Alcançamos a desejada e difícil maturidade na fé quando conseguimos conjugar adequadamente paciência e urgência históricas. Os processos humanos e sociais também têm e seu ritmo de maturação. Conhecê-los sem controlá-los, e remover as forças que podem representar obstáculos é a arte das artes. As frutas costumam perder sabor quando aceleramos seu processo de maturação natural. Conhecer o tempo de Deus é uma arte tão difícil quanto necessária.
Mas eu me pergunto também se hoje o risco não está no outro extremo, se a tentação mais forte não é deixar passar o tempo propício da maturação e da colheita, se não estamos fechando os olhos e os ouvidos a Deus, que pede com urgência que sejamos pessoas mais solidárias, Igrejas mais comunitárias e sociedade mais igualitária. “Quando as espigas estão maduras o homem corta com a foice, porque o tempo da colheita chegou.” Se não faz isso, tudo corre o risco de se perder.

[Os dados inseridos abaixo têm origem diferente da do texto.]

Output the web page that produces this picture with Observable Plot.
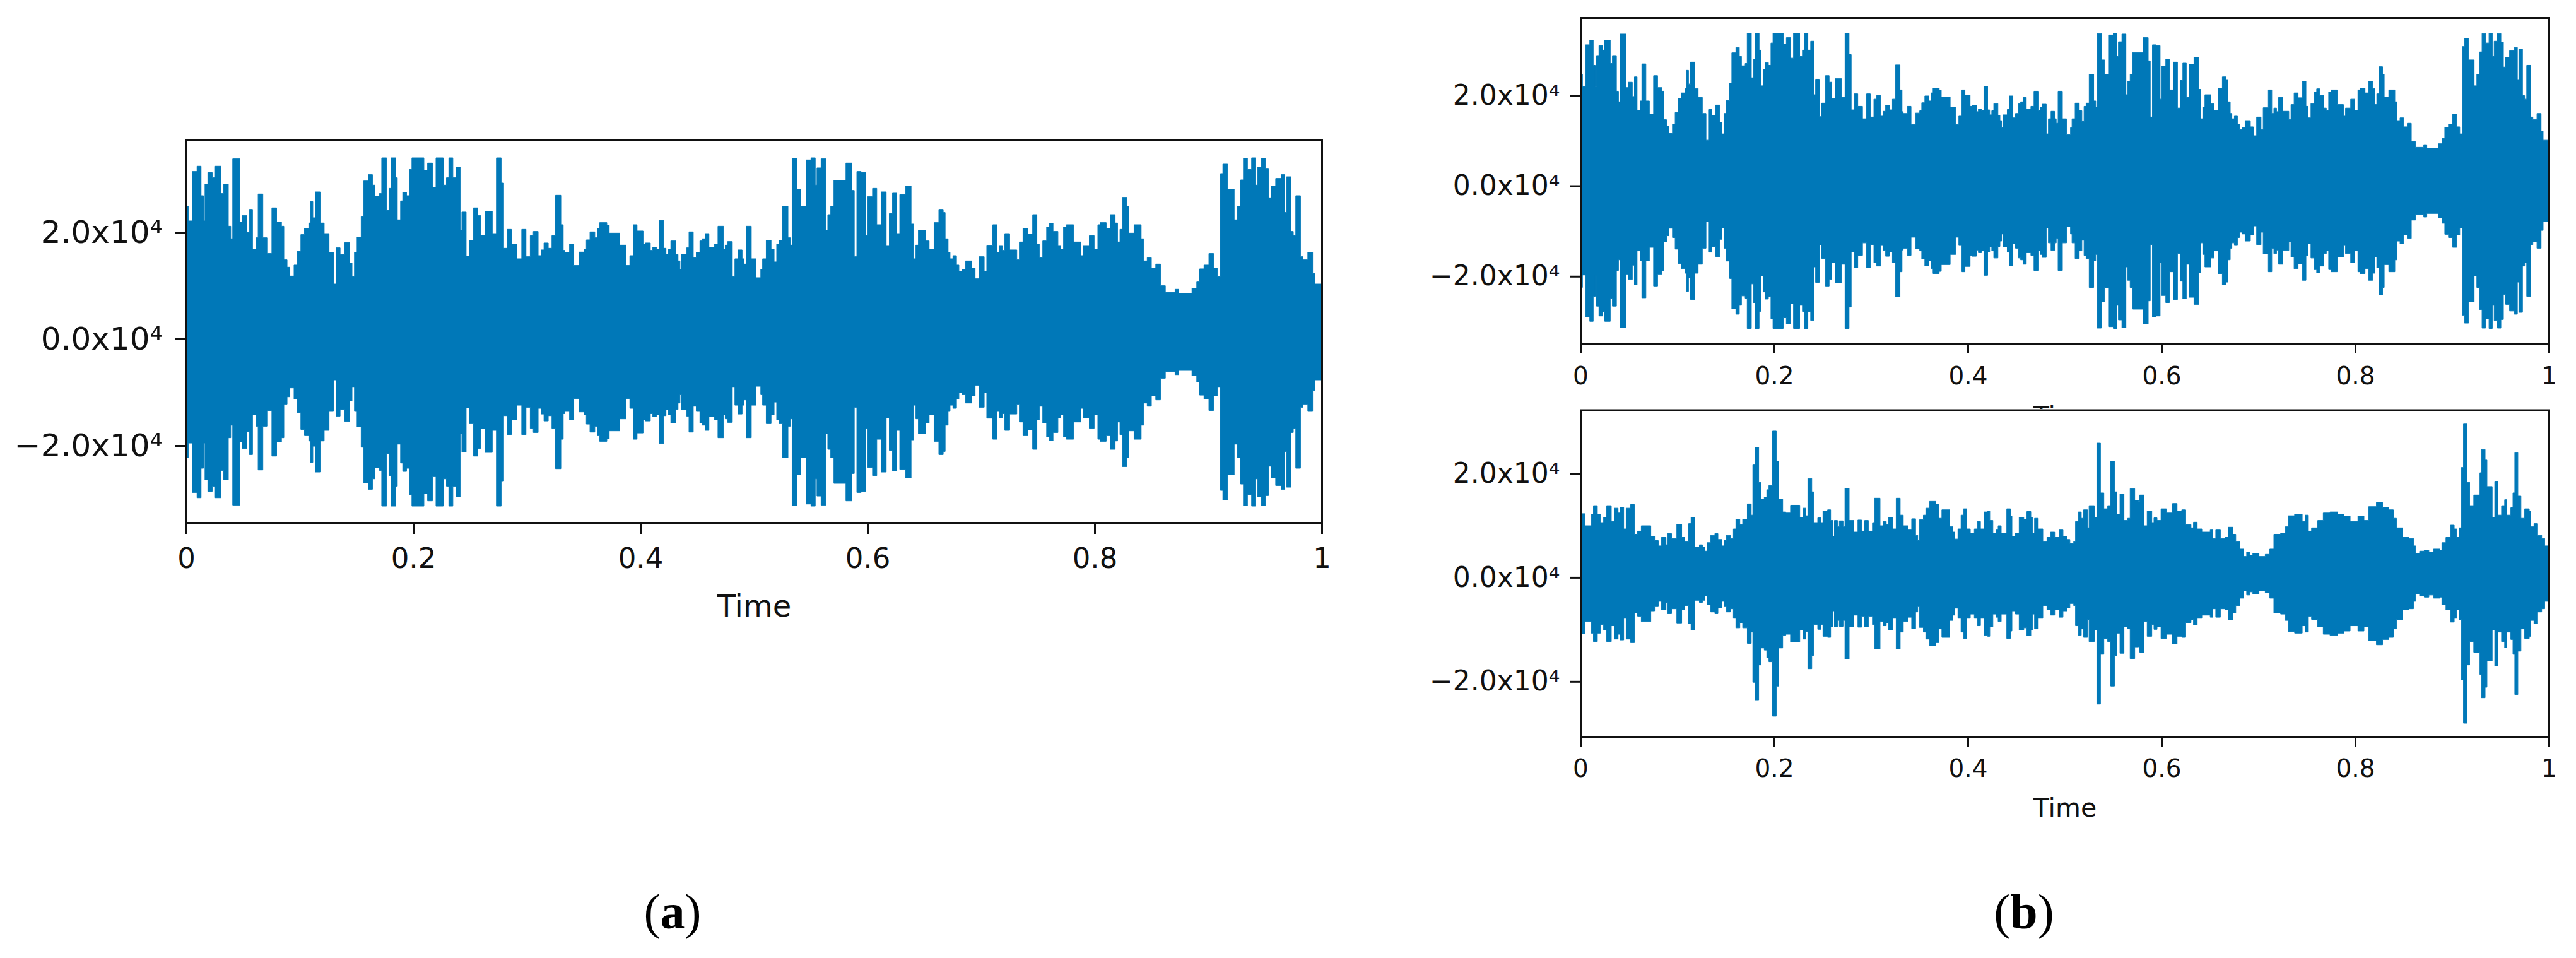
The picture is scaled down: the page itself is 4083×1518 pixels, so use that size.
<!DOCTYPE html>
<html><head><meta charset="utf-8">
<script src="https://cdn.jsdelivr.net/npm/d3@7"></script>
<script src="https://cdn.jsdelivr.net/npm/@observablehq/plot@0.6"></script>
<style>
html,body{margin:0;padding:0;background:#fff;width:4083px;height:1518px;overflow:hidden}
#page{position:relative;width:4083px;height:1518px}
#page svg{position:absolute;display:block}
.cap{position:absolute;font-family:"Liberation Serif";font-size:78px;line-height:1;color:#000;transform:translate(-50%,-50%)}
</style></head><body><div id="page"></div>
<script>
const xTicks = [0, 0.2, 0.4, 0.6, 0.8, 1];
const yTicks = [-20000, 0, 20000];
const xLabel = "Time";

// Speech A: time (normalised) and envelope amplitude
const timeA = [0,.0021,.0053,.0096,.0132,.0153,.0166,.0191,.023,.0251,.0308,.033,.0372,.0393,.041,.0472,.0493,.0536,.0557,.0585,.0617,.0634,.0676,.0712,.0755,.0797,.084,.0861,.0889,.0914,.095,.0978,.101,.1042,.108,.1095,.1116,.1137,.118,.1216,.1259,.1297,.1322,.1356,.1397,.1439,.1461,.1482,.1505,.1541,.1563,.1605,.1641,.1663,.1701,.1722,.1765,.1786,.1803,.1845,.186,.1888,.1907,.1941,.1967,.1988,.2094,.2126,.2169,.22,.2264,.2292,.2313,.2349,.2377,.2413,.2428,.2466,.2492,.253,.2568,.2594,.2632,.2696,.2732,.2774,.2796,.2828,.2864,.2913,.2955,.2993,.303,.3057,.31,.3125,.3151,.3189,.3221,.3253,.33,.3321,
.3333,.3376,.3414,.3461,.3503,.3524,.3556,.3599,.362,.3641,.3705,.3726,.3818,.3875,.3907,.3939,.3971,.4024,.4045,.4088,.4109,.4141,.4166,.4205,.4226,.4247,.4268,.4311,.4332,.4349,.4364,.4407,.4428,.4466,.4492,.4524,.4545,.457,.4604,.4651,.4683,.4732,.4747,.4768,.481,.4832,.4859,.4896,.4913,.4932,.4977,.5019,.506,.5076,.5108,.5151,.5178,.52,.5221,.5253,.53,.5321,.5336,.5378,.5412,.5459,.5502,.554,.5555,.5591,.5633,.565,.5676,.5704,.581,.5863,.5884,.5906,.5944,.5986,.6001,.6044,.6082,.6122,.6165,.6192,.622,.6256,.6284,.6335,.6384,.6405,.6426,.6448,.6511,.6543,.6586,.6628,
.6667,.6684,.671,.6727,.6752,.6784,.6805,.6833,.6863,.6918,.6948,.6982,.7028,.705,.7103,.7139,.716,.7188,.7209,.7252,.7315,.7337,.7369,.7411,.7454,.7492,.7513,.7543,.7577,.7602,.7634,.7677,.7702,.7726,.7751,.7815,.7879,.79,.7953,.7996,.8028,.8049,.8102,.8138,.8181,.8202,.8223,.8245,.8283,.83,.8347,.841,.8432,.8463,.85,.8538,.858,.8623,.8708,.874,.8857,.8899,.8925,.8963,.9006,.9048,.908,.9108,.9129,.9171,.9229,.9256,.9286,.931,.9346,.9382,.9416,.9435,.9469,.9505,.9531,.9554,.9594,.9643,.9675,.969,.9728,.975,.9771,.9813,.9835,.9877,.992,.9941,1];
const ampA = [23590,20830,30100,31090,25560,20830,27730,29900,28920,31090,25960,27730,19840,17480,32470,20630,21820,18660,23000,15500,17670,25880,17670,14720,23280,20630,19840,13530,12150,10490,12550,15110,18270,19450,20440,24460,21420,26270,20440,18460,14910,8990,15780,14520,16770,12940,10380,14910,17750,21620,28320,29510,27540,25450,25960,32660,22800,26940,32660,28920,21030,24580,26160,25560,30490,32660,30300,31680,27140,32660,27540,28920,32660,28920,30890,19050,22490,14200,17200,23280,21820,18150,22600,18460,32660,27930,15700,19250,16490,13730,19250,14120,18070,18860,14320,15390,16690,15700,18070,25640,20120,15310,
14910,16490,12470,14990,15500,17280,18780,17670,19450,20510,20040,18540,16290,12470,14320,20120,18940,16490,16690,15310,15900,15500,20910,15700,14600,15500,17080,14520,13330,11760,14600,15780,18780,13930,14910,17080,17480,18460,15900,16490,19840,15500,16290,16960,10380,13730,15390,13730,12740,19840,13730,10180,11760,13730,17200,15500,13140,16490,17200,23590,17670,16290,32590,26750,23590,32270,32660,27540,30770,32470,19050,22010,23590,28400,31680,26550,14120,30100,29900,18070,25370,26940,20120,26270,16100,22210,26040,18460,25760,27340,20240,13730,16290,19050,17080,15500,20510,23000,
22410,17480,14910,13730,14320,12550,11360,11760,13330,11950,9980,14120,11360,16170,20120,14910,16100,15310,18460,15390,13530,16880,19450,18380,22010,16490,13930,17080,19650,20360,18860,16100,15500,19650,20120,16880,14320,16100,18070,15500,20120,20510,19450,22010,20440,16880,19250,25250,23590,18540,20120,17480,13330,13930,11950,12740,8680,7420,8010,7220,8210,9390,11840,12550,14720,11950,10380,29710,31480,26750,21030,23590,28520,32590,30490,32660,27540,30890,32590,30690,25170,27340,28800,29510,22410,29110,18860,18070,25560,14120,13530,14910,10970,8990,8990];

// Speech B: time (normalised) and envelope amplitude
const timeB = [0,.0048,.0112,.0134,.0175,.0207,.0239,.0271,.0319,.0351,.0389,.0408,.0447,.0472,.0517,.0558,.059,.0628,.0727,.0766,.0804,.0836,.0884,.09,.0941,.0995,.1046,.1078,.1117,.1142,.118,.1228,.126,.1286,.1308,.1346,.1388,.142,.1461,.1483,.1506,.1547,.1579,.1605,.1646,.1675,.1723,.1764,.178,.1802,.1841,.1866,.1898,.1924,.1946,.1984,.2022,.2048,.2089,.2121,.2169,.2265,.2297,.2329,.2348,.2389,.2408,.245,.2482,.2504,.2552,.2584,.2606,.2622,.2654,.2673,.2712,.2731,.2775,.2823,.2865,.2903,.2935,.2973,.3015,.3037,.3094,.3126,.3158,.318,.3222,.326,.3302,.3334,.3381,.342,.3461,.3483,.35,.3541,.3566,.3605,.3669,.37,.3732,.3812,.3844,.3866,.3898,.393,.3956,.3988,.4026,.4067,.4099,.4131,.4169,.4204,.4227,.4259,.4291,.4313,.4345,.4402,.444,.4456,.4492,.453,.4578,.461,.4651,.4667,.4689,.4728,.4775,.4817,.4855,.4897,.4945,.4983,
.4997,.5023,.5054,.5093,.5112,.5141,.5172,.5195,.5236,.5252,.5306,.5332,.537,.5405,.5444,.5476,.5514,.5539,.5571,.5613,.5651,.5676,.5724,.5763,.5775,.582,.5852,.59,.5922,.5954,.5995,.605,.6114,.6161,.6209,.625,.6305,.633,.6369,.6417,.6503,.6528,.656,.6608,.6656,.6688,.6736,.6767,.6809,.6847,.6879,.6911,.6943,.7007,.7071,.7118,.716,.723,.7278,.731,.7374,.7453,.7485,.7517,.7549,.7613,.767,.774,.782,.7884,.7948,.8028,.8091,.8139,.8219,.8283,.8347,.8394,.8426,.849,.8554,.8602,.8624,.8665,.8713,.8761,.8809,.8873,.8895,.8937,.8985,.9023,.9048,.9074,.9096,.9118,.9154,.9182,.9224,.9288,.9304,.9342,.9361,.9415,.9441,.9473,.9511,.9543,.9565,.9607,.9629,.9648,.968,.9712,.975,.9798,.9814,.9846,.9878,.9926,.9957,1];
const ampB = [11520,9200,11440,13070,11440,9810,10830,13070,10020,12580,11650,12750,8590,12580,13270,7570,8180,9200,7170,6350,5330,6960,5540,7700,6760,9490,6960,6150,9610,10830,5130,5540,5130,4320,5950,7370,7700,6560,5330,6350,7370,6760,8590,10420,9410,10420,13400,11240,20890,24270,17550,14290,14700,16130,16940,27400,21620,14290,11850,11650,13150,10830,12580,11120,18280,15720,9810,10710,9810,12050,12260,10220,7170,10220,9000,10140,9000,16410,10220,7980,10300,8180,10220,8180,9810,14500,9200,10020,9410,10830,8590,14500,11240,9200,8390,10550,7370,6350,10340,11240,12580,13890,13270,10630,12260,9000,7980,6640,8590,11240,12460,8590,7780,8590,10020,8590,11850,12050,10220,7780,8390,9200,7780,12460,11040,7170,7780,10830,10420,11930,10830,7780,10630,8590,6150,6960,7980,6960,8390,7170,
7170,6560,5740,6150,10020,11850,10630,12260,8800,13070,10830,25080,15510,12460,13070,21620,15720,11440,15310,10220,10630,16330,14090,13890,15110,9200,12050,9810,10710,10220,12460,11650,13480,12050,12260,9410,8800,9890,8590,7980,8390,6760,8390,6760,6960,8920,7570,6150,4720,3300,4110,3500,3910,3300,3710,4720,7570,7780,9000,11120,11440,10020,11240,8180,8800,10220,11650,11850,11440,11040,10020,11040,10220,12870,13680,12660,12260,10630,8800,6960,6760,5330,3910,4320,4520,4110,4720,4520,5950,6960,9320,8590,6960,8800,20400,28750,17550,13070,15110,19380,23860,21830,16740,10830,17750,11240,13070,14210,11240,12660,15510,23250,14900,10630,12460,12050,9000,9610,7370,6760,5330,5330];

const rowsA = timeA.map((t, i) => ({t, amp: ampA[i]}));
const rowsB = timeB.map((t, i) => ({t, amp: ampB[i]}));
const waveColor = "#0078b8";
const ink = "#111";
const yFmt = d => (d < 0 ? "\u2212" : "") + (Math.abs(d) / 10000).toFixed(1) + "x10\u2074";

function panel({rows, left, top, width, height, mt, mb, ml, mr, yDomain, fsX, fsY, fsL, tickLen, padX, padY, dyY, labelOffset}) {
  const svg = Plot.plot({
    width, height, marginTop: mt, marginBottom: mb, marginLeft: ml, marginRight: mr,
    style: {fontFamily: '"DejaVu Sans"', background: "white", overflow: "visible", color: ink},
    x: {domain: [0, 1], label: xLabel},
    y: {domain: yDomain, label: null},
    marks: [
      Plot.areaY(rows, {x: "t", y1: d => -d.amp, y2: "amp", curve: "step-after", fill: waveColor, stroke: waveColor, strokeWidth: 1}),
      Plot.frame({stroke: ink, strokeWidth: 3}),
      Plot.axisX(xTicks, {tickSize: tickLen, strokeWidth: 3, stroke: ink, tickPadding: padX, fontSize: fsX, tickFormat: d => String(d), label: null}),
      Plot.axisX([], {label: xLabel, labelAnchor: "center", labelArrow: "none", labelOffset, fontSize: fsL, tickSize: 0}),
      Plot.axisY(yTicks, {tickSize: tickLen, strokeWidth: 3, stroke: ink, tickPadding: padY, fontSize: fsY, dy: dyY, tickFormat: yFmt, label: null})
    ]
  });
  svg.style.left = left + "px";
  svg.style.top = top + "px";
  document.getElementById("page").appendChild(svg);
}

panel({rows: rowsA, left: 0, top: 180, width: 2155, height: 820, mt: 42, mb: 172, ml: 295, mr: 60,
  yDomain: [-35740, 35980], fsX: 45, fsY: 50, fsL: 48, tickLen: 18, padX: 22, padY: 20, dyY: 11, labelOffset: 148});
panel({rows: rowsA, left: 2200, top: 0, width: 1883, height: 720, mt: 28, mb: 176, ml: 305, mr: 43,
  yDomain: [-35950, 36100], fsX: 39, fsY: 44, fsL: 41, tickLen: 16, padX: 21, padY: 17, dyY: 8, labelOffset: 128});
panel({rows: rowsB, left: 2200, top: 648, width: 1883, height: 680, mt: 1.5, mb: 161, ml: 305, mr: 43,
  yDomain: [-31300, 31460], fsX: 39, fsY: 44, fsL: 41, tickLen: 16, padX: 20, padY: 17, dyY: 6, labelOffset: 126});

const captions = [{id: "a", x: 1066, y: 1445}, {id: "b", x: 3208, y: 1445}];
for (const c of captions) {
  const el = document.createElement("div");
  el.className = "cap";
  el.style.left = c.x + "px";
  el.style.top = c.y + "px";
  el.innerHTML = "(<b>" + c.id + "</b>)";
  document.getElementById("page").appendChild(el);
}
</script></body></html>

Jesus de Nazaré, semeador da Palavra que liberta e nos faz libertadores/as, ajuda-nos a compreender que a fé é um dinamismo que nos abre à escuta de Deus, que cria espaços de silêncio no qual sua Palavra é acolhida e hospedada. Frente às dores e esperanças que habitam o mundo, dá-nos o senso profundo da peciência e da urgência que exercitaste. Faz com que essa escuta abra em nós espaços de relação com os outros, fundamente a convivência de igual para igual, ajude-nos a sair das próprias certezas e nos comprometa numa dinâmica de comunhão e de solidariedade no interior da qual nasce, cresce e e frutifica o sonho do bem comum da humanidade.Assim seja! Amém!